WHAT YOU SHOULD DO
Repeat verbatim only the lines from the opening of the material below through the one that contains "from bokeh.resources import INLINE".

AVAILABLE DATA
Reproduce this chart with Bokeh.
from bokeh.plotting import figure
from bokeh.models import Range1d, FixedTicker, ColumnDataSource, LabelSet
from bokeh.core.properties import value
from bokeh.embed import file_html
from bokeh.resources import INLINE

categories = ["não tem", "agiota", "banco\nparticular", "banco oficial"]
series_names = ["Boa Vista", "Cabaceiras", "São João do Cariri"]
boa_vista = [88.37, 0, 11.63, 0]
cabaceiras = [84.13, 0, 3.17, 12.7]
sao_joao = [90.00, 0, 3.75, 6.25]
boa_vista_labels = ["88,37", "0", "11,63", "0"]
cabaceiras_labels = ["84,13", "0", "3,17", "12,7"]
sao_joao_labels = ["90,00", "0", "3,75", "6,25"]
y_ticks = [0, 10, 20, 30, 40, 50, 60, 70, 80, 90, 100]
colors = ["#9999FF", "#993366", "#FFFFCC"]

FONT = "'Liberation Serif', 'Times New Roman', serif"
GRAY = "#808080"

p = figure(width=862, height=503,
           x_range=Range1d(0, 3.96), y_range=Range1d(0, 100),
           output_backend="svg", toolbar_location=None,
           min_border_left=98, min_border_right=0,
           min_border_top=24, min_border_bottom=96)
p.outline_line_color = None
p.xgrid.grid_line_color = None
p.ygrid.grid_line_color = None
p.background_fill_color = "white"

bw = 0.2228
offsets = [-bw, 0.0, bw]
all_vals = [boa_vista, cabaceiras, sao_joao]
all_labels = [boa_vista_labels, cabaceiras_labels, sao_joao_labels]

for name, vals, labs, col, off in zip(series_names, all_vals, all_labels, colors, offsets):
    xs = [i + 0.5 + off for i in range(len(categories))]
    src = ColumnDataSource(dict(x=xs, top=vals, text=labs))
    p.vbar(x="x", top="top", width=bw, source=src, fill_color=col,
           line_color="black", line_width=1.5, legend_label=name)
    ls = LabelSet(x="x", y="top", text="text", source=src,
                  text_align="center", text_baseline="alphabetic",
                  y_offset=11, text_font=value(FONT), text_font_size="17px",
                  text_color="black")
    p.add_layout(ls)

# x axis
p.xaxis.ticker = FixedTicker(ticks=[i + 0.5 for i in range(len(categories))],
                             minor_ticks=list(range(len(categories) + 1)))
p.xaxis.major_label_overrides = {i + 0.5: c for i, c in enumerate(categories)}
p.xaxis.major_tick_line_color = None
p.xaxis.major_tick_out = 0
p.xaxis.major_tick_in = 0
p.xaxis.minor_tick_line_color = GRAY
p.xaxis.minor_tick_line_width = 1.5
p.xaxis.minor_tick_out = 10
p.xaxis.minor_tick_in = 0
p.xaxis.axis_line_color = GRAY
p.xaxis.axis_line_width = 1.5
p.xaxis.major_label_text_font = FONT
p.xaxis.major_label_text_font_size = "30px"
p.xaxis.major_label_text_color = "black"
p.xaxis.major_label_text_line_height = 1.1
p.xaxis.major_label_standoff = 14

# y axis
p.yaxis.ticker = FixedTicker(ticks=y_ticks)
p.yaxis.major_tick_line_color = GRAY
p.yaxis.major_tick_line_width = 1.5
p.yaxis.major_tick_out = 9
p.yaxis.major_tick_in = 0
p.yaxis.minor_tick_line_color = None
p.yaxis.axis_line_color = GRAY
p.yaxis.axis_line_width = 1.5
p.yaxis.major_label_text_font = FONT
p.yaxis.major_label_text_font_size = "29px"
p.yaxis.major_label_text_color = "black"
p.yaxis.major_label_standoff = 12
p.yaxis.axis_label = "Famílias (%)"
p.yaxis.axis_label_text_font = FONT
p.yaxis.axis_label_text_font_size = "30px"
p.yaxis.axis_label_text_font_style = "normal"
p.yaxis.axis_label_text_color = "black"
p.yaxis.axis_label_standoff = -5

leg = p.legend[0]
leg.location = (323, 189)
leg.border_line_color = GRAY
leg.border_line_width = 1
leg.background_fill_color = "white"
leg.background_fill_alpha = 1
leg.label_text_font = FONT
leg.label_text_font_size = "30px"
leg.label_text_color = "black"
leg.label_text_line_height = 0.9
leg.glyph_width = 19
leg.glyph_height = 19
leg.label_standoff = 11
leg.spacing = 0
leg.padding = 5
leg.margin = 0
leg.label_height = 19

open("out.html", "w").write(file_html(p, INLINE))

OUTPUT BELOW
Reproduce this chart with Bokeh.
from bokeh.plotting import figure
from bokeh.models import Range1d, FixedTicker, ColumnDataSource, LabelSet
from bokeh.core.properties import value
from bokeh.embed import file_html
from bokeh.resources import INLINE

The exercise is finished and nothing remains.